Swiss biotech company Actelion has won the backing of proxy voting agency Glass Lewis in its defence against US activist investor Elliott Advisors.
San Francisco-based Glass Lewis said Elliott, which has built an almost six per cent stake in Actelion, had “failed to outline serious troubles with the company or provide shareholders with a detailed plan as to how it could improve its performance.”
Elliott has criticised Actelion’s corporate governance and board makeup, and said its drug pipeline is too dependent on a few new treatments and is a high risk strategy for shareholders.
It has proposed a board shake-up and has asked shareholders to vote to remove seven members of the current board, including founding chief executive Jean-Pierre Clozel, and add six new non-executive directors of its choosing to the board.

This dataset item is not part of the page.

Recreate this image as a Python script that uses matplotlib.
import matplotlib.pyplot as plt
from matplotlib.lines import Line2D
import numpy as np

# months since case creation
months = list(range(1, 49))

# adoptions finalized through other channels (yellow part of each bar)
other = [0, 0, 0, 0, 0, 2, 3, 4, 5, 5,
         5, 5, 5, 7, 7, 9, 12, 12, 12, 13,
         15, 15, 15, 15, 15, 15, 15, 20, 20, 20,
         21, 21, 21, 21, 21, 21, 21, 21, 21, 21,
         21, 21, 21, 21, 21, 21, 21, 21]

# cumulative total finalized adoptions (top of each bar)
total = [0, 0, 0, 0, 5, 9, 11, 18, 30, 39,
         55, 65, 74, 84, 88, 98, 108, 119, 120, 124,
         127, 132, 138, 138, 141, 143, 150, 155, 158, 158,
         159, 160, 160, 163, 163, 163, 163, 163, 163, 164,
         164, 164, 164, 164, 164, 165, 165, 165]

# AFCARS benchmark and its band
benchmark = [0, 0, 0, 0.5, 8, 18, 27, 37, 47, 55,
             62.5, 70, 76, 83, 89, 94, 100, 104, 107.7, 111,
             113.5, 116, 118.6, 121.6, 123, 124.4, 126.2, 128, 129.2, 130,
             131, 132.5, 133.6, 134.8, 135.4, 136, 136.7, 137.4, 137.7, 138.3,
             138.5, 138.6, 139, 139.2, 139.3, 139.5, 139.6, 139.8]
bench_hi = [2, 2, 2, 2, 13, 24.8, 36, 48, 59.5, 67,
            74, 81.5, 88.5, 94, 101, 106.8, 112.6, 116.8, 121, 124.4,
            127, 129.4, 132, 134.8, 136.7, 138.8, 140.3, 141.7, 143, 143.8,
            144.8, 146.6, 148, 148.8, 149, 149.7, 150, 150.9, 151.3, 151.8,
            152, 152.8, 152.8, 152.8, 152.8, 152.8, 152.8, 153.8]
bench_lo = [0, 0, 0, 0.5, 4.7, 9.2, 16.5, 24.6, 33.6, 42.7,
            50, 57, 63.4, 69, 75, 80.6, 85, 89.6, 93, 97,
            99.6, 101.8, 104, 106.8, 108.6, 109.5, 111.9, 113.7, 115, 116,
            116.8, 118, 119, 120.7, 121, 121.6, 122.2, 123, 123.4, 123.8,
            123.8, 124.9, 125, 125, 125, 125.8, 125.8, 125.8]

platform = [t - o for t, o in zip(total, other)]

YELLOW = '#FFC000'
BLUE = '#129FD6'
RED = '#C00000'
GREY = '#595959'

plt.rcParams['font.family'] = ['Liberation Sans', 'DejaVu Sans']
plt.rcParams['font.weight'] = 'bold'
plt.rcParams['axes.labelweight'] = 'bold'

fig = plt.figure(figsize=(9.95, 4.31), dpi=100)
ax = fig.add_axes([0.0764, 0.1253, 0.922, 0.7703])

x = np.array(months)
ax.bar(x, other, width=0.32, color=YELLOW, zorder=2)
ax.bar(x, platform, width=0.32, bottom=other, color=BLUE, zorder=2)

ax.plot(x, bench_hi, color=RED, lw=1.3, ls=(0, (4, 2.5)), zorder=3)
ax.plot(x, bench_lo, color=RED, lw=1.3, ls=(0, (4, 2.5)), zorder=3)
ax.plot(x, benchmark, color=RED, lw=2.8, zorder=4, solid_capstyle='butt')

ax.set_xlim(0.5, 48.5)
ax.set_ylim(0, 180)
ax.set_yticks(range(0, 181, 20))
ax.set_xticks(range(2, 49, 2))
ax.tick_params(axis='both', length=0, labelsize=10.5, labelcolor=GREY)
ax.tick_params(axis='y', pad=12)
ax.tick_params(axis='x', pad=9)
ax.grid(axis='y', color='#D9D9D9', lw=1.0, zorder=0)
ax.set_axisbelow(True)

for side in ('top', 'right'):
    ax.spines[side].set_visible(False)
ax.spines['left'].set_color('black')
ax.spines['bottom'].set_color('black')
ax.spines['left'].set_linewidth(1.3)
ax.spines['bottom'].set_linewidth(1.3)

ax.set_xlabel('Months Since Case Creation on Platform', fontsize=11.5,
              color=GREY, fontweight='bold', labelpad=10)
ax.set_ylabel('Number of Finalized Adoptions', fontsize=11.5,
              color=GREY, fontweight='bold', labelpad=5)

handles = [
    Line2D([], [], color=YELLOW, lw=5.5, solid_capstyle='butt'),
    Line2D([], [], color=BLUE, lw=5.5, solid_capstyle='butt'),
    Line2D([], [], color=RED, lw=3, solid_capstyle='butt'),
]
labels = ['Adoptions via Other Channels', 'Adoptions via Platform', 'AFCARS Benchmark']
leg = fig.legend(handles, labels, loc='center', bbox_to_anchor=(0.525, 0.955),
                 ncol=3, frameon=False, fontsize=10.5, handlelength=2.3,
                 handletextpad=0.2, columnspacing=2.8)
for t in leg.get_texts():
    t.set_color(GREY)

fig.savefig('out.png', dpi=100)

But Glass Lewis said it believed “shareholders would be best served by keeping the incumbent board in place at this time, particularly given that an overwhelming majority of the incumbent directors as well as the new board nominees are independent.”

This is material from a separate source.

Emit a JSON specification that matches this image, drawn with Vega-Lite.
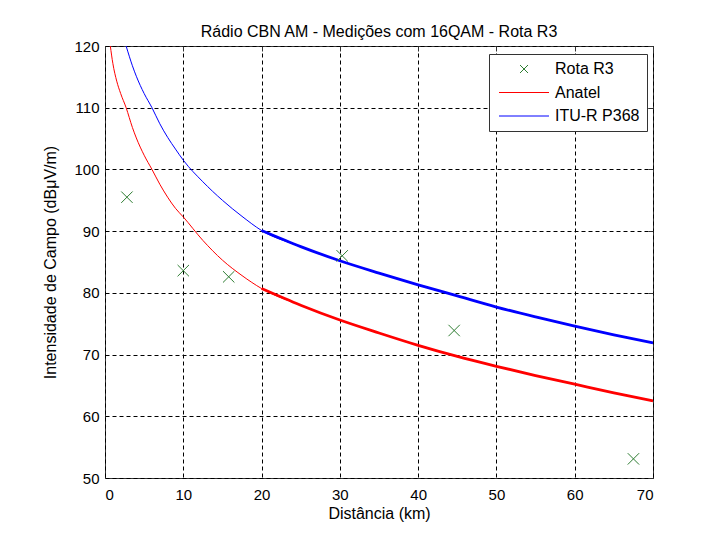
{
  "$schema": "https://vega.github.io/schema/vega-lite/v6.json",
  "width": 548,
  "height": 432,
  "autosize": {"type": "none"},
  "padding": {"left": 105, "top": 46, "right": 57, "bottom": 58},
  "background": "white",
  "title": {"text": "Rádio CBN AM - Medições com 16QAM - Rota R3", "fontSize": 16, "font": "Liberation Sans", "fontWeight": "normal", "color": "black", "offset": -1, "anchor": "middle"},
  "data": {"values": [
    {"serie": "Anatel", "d": 0.68, "e": 120},
    {"serie": "Anatel", "d": 1, "e": 117.2},
    {"serie": "Anatel", "d": 1.5, "e": 114.3},
    {"serie": "Anatel", "d": 2, "e": 112.3},
    {"serie": "Anatel", "d": 2.7, "e": 110},
    {"serie": "Anatel", "d": 3.5, "e": 106.8},
    {"serie": "Anatel", "d": 4, "e": 105.1},
    {"serie": "Anatel", "d": 5, "e": 102.3},
    {"serie": "Anatel", "d": 6, "e": 100},
    {"serie": "Anatel", "d": 7, "e": 97.6},
    {"serie": "Anatel", "d": 8, "e": 95.5},
    {"serie": "Anatel", "d": 9, "e": 93.7},
    {"serie": "Anatel", "d": 10, "e": 92.3},
    {"serie": "Anatel", "d": 12.5, "e": 88.5},
    {"serie": "Anatel", "d": 15, "e": 85.3},
    {"serie": "Anatel", "d": 17.5, "e": 82.8},
    {"serie": "Anatel", "d": 20, "e": 80.7},
    {"serie": "Anatel", "d": 25, "e": 78.0},
    {"serie": "Anatel", "d": 30, "e": 75.6},
    {"serie": "Anatel", "d": 35, "e": 73.5},
    {"serie": "Anatel", "d": 40, "e": 71.5},
    {"serie": "Anatel", "d": 45, "e": 69.7},
    {"serie": "Anatel", "d": 50, "e": 68.1},
    {"serie": "Anatel", "d": 55, "e": 66.6},
    {"serie": "Anatel", "d": 60, "e": 65.2},
    {"serie": "Anatel", "d": 65, "e": 63.8},
    {"serie": "Anatel", "d": 70, "e": 62.5},
    {"serie": "ITU-R P368", "d": 2.7, "e": 120},
    {"serie": "ITU-R P368", "d": 3.5, "e": 116.8},
    {"serie": "ITU-R P368", "d": 4, "e": 115.1},
    {"serie": "ITU-R P368", "d": 5, "e": 112.3},
    {"serie": "ITU-R P368", "d": 6, "e": 110},
    {"serie": "ITU-R P368", "d": 7, "e": 107.4},
    {"serie": "ITU-R P368", "d": 8, "e": 105.2},
    {"serie": "ITU-R P368", "d": 9, "e": 103.3},
    {"serie": "ITU-R P368", "d": 10, "e": 101.5},
    {"serie": "ITU-R P368", "d": 12.5, "e": 98.0},
    {"serie": "ITU-R P368", "d": 15, "e": 95.0},
    {"serie": "ITU-R P368", "d": 17.5, "e": 92.4},
    {"serie": "ITU-R P368", "d": 20, "e": 90.1},
    {"serie": "ITU-R P368", "d": 25, "e": 87.5},
    {"serie": "ITU-R P368", "d": 30, "e": 85.2},
    {"serie": "ITU-R P368", "d": 35, "e": 83.2},
    {"serie": "ITU-R P368", "d": 40, "e": 81.3},
    {"serie": "ITU-R P368", "d": 45, "e": 79.5},
    {"serie": "ITU-R P368", "d": 50, "e": 77.7},
    {"serie": "ITU-R P368", "d": 55, "e": 76.1},
    {"serie": "ITU-R P368", "d": 60, "e": 74.6},
    {"serie": "ITU-R P368", "d": 65, "e": 73.2},
    {"serie": "ITU-R P368", "d": 70, "e": 71.9},
    {"serie": "Rota R3", "d": 2.8, "e": 95.5},
    {"serie": "Rota R3", "d": 10.0, "e": 83.6},
    {"serie": "Rota R3", "d": 15.8, "e": 82.6},
    {"serie": "Rota R3", "d": 30.3, "e": 86.0},
    {"serie": "Rota R3", "d": 44.6, "e": 73.9},
    {"serie": "Rota R3", "d": 67.5, "e": 53.1}
  ]},
  "layer": [
    {
      "transform": [{"filter": "datum.serie !== 'Rota R3'"}],
      "mark": {"type": "line", "strokeWidth": 1, "interpolate": "monotone", "clip": true},
      "encoding": {
        "x": {"field": "d", "type": "quantitative", "scale": {"domain": [0, 70], "nice": false, "zero": false},
              "axis": {"orient": "bottom", "title": "Distância (km)", "values": [0, 10, 20, 30, 40, 50, 60, 70], "grid": true, "gridDash": [4, 3], "gridColor": "black", "gridOpacity": 1, "ticks": false, "labelPadding": 9, "titlePadding": 3}},
        "y": {"field": "e", "type": "quantitative", "scale": {"domain": [50, 120], "nice": false, "zero": false},
              "axis": {"orient": "left", "title": "Intensidade de Campo (dBμV/m)", "values": [50, 60, 70, 80, 90, 100, 110, 120], "grid": true, "gridDash": [4, 3], "gridColor": "black", "gridOpacity": 1, "ticks": false, "labelPadding": 6, "titlePadding": 15}},
        "color": {"field": "serie", "type": "nominal",
                  "scale": {"domain": ["Rota R3", "Anatel", "ITU-R P368"], "range": ["#2e7d32", "#ff0000", "#0000ff"]},
                  "legend": {"orient": "none", "legendX": 384, "legendY": 8, "title": null, "fillColor": "white", "strokeColor": "#333", "padding": 7,
                             "symbolSize": 100, "symbolType": "stroke", "symbolStrokeWidth": 1, "labelFontSize": 16, "labelFont": "Liberation Sans", "labelColor": "black", "labelOffset": 43, "rowPadding": 7.5,
                             "encode": {"symbols": {"update": {
                               "shape": {"signal": "datum.value === 'Rota R3' ? 'M3.2,-0.8L4.8,0.8M3.2,0.8L4.8,-0.8' : 'M-1,0L9,0'"},
                               "size": {"value": 100},
                               "stroke": {"signal": "scale('color', datum.value)"},
                               "fill": {"value": "transparent"},
                               "strokeWidth": {"value": 1}}}}}}
      }
    },
    {
      "transform": [{"filter": "datum.serie !== 'Rota R3' && datum.d >= 20"}],
      "mark": {"type": "line", "strokeWidth": 2.8, "interpolate": "monotone", "clip": true},
      "encoding": {
        "x": {"field": "d", "type": "quantitative", "axis": {"orient": "top", "title": null, "labels": false, "grid": false, "values": [0, 10, 20, 30, 40, 50, 60, 70], "ticks": true, "tickSize": -5, "tickColor": "#333"}},
        "y": {"field": "e", "type": "quantitative", "axis": {"orient": "right", "title": null, "labels": false, "grid": false, "values": [50, 60, 70, 80, 90, 100, 110, 120], "ticks": true, "tickSize": -5, "tickColor": "#333"}},
        "color": {"field": "serie", "type": "nominal", "legend": null}
      }
    },
    {
      "transform": [{"filter": "datum.serie === 'Rota R3'"}],
      "mark": {"type": "point", "shape": "M-1,-1L1,1M-1,1L1,-1", "filled": false, "size": 130, "strokeWidth": 1, "opacity": 1},
      "encoding": {
        "x": {"field": "d", "type": "quantitative", "axis": null},
        "y": {"field": "e", "type": "quantitative", "axis": null},
        "color": {"field": "serie", "type": "nominal", "legend": null}
      }
    }
  ],
  "resolve": {"axis": {"x": "independent", "y": "independent"}},
  "config": {
    "font": "Liberation Sans",
    "view": {"stroke": "#333", "strokeWidth": 1},
    "axis": {"domain": false, "labelFont": "Liberation Sans", "labelFontSize": 15, "labelColor": "black", "titleFont": "Liberation Sans", "titleFontSize": 16, "titleFontWeight": "normal", "titleColor": "black"}
  }
}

It also refuted the idea that Actelion was underperforming.
“The company's R&D-to-sales ratio has been reasonably near the mean and median percentages observed within the peer composite for at least each of the last five years,” it said.
"We see that the board has recently implemented a share buyback programme and has proposed an annual dividend payment in an effort to enhance shareholder value.”
Actelion’s shareholders will vote on all resolutions at the company’s annual general meeting on 5 May.